The family has other trappings of significant-but-not-stratospheric wealth: They wear nice clothes and hire multiple vans to take them to the airport, yes, but when Kate is trying to bribe an elderly couple to give up their tickets from Paris so she can get home, she offers jewelry and cash, but hints that her Rolex might be fake.

“I don’t know how much the McCallisters made, but it sure did a lot for my bank account,” Strasser said.

One fan theory posits that Peter McCallister is involved with organized crime. Under this theory, the McCallister home was specifically targeted as some sort of vendetta, and Kevin’s brutal violence against the burglars is the product of an upbringing exposed to criminal activity.

The Times could not rule out this theory.

Uncle Rob paid for the flights.

A commonly cited data point on the family’s wealth is their Christmas trip to Paris.

Flying 15 people to Paris is expensive, especially with the four adults flying first class, but Kevin’s parents don’t pay for the airplane tickets. Early in the film, Kate McCallister tells a police officer — who is actually Harry in disguise — that her husband’s brother paid for the flights.

That brother is Uncle Rob. He is a minor figure in the first film, but the few mentions he does get suggest that he is loaded. He pays for the tickets, and he has an apartment in Paris that has a clear view of the Eiffel Tower and can somehow house 15 of his family members. (The film’s sequel, “Home Alone 2: Lost in New York,” further suggests that Uncle Rob is wealthy, but this analysis is based only on the first film.)

Advertisement:

A third brother, Uncle Frank (the mean one), lives in Ohio and travels with the family from Illinois to Paris. We do not learn anything about his income, but we do know he is cheap. At his brother’s house in Illinois, he avoids paying the $122.50 pizza bill. On the plane, dining in first class, he tells his wife to slip the crystal salt and pepper shakers in her purse.

This behavior could suggest that he is wealthy.
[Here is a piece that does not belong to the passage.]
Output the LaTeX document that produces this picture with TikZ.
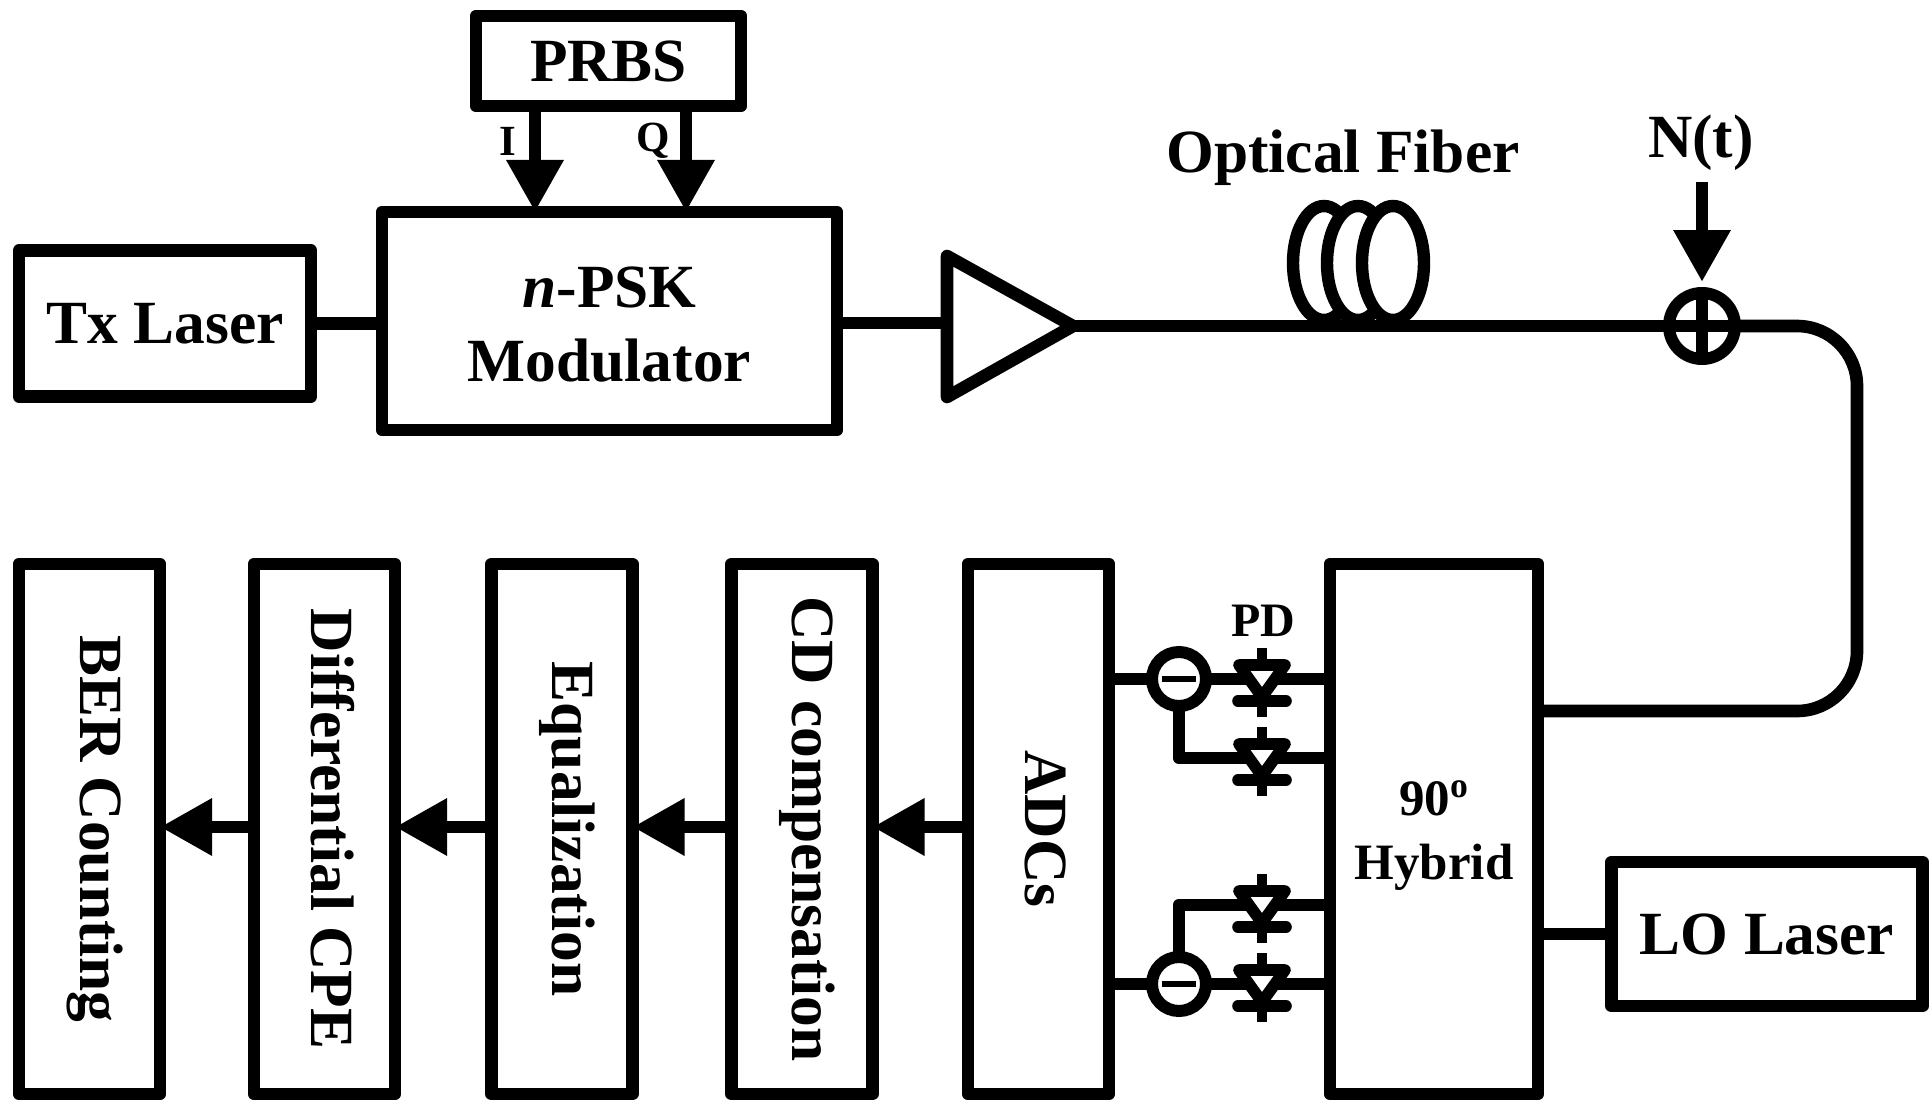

Shoplifting was “significantly more common” among people with family incomes over $70,000, according to a 2008 article published in the American Journal of Psychiatry.

Uncle Frank is also a typical adult character in the world of John Hughes, who wrote and produced “Home Alone,” said Robert Bulman, a sociology professor at Saint Mary’s College of California who studies the representation of teens and high schools in film.
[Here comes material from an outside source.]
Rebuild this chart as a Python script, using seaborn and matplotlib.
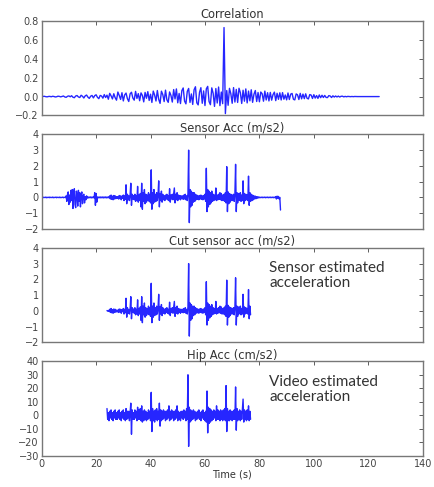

He said that a common mark of a Hughes film is dramatic tension fueled by conflict between young people and adults, which almost always resolves in favor of the younger person.

He noted that in Hughes’ teen films — including “The Breakfast Club,” and “Pretty in Pink” — class tensions are also often prominent and drive the story forward.

“His stories usually favor the perspective of the working-class kid or the poor kid who is trying to gain access to a wealthier peer group, for instance,” Bulman said. “But in ‘Home Alone,’ it’s unmistakably a victory for Kevin as a child, but also Kevin as a rich kid defending his impressive fortress.”

Advertisement:

The movie is not about the money.

Eve Cauley, the set decorator for “Home Alone,” was responsible for decor such as the furniture and wallpaper inside of the McCallister home, which was filmed on built sets in a local high school.

She said in an email that the home was not expensively furnished but had a deliberately “stately, upscale look.”

When the film was made, navy blue and dusty pink were popular interior design colors, Cauley said. But she was inspired by Norman Rockwell paintings and antique Christmas cards to use saturated reds, greens and golds in the family home.

Hughes told her that he wanted the house to have a “timeless look,” she said. “He told me he likes his films to look a bit nicer and cleaner than reality, since his purpose in making movies is to entertain the audience and uplift them,” she said.

Cauley also had some advice for people looking for an answer about the family’s income.

“To me, with respect, fans who argue about the parents’ income, or house cost, should, instead, simply enjoy the movie,” she said.

“After all, John Hughes and director Christopher Columbus created this heartwarming and comic film as entertainment for the audience, to uplift spirits for the holidays. It did, and still does, lift spirits.”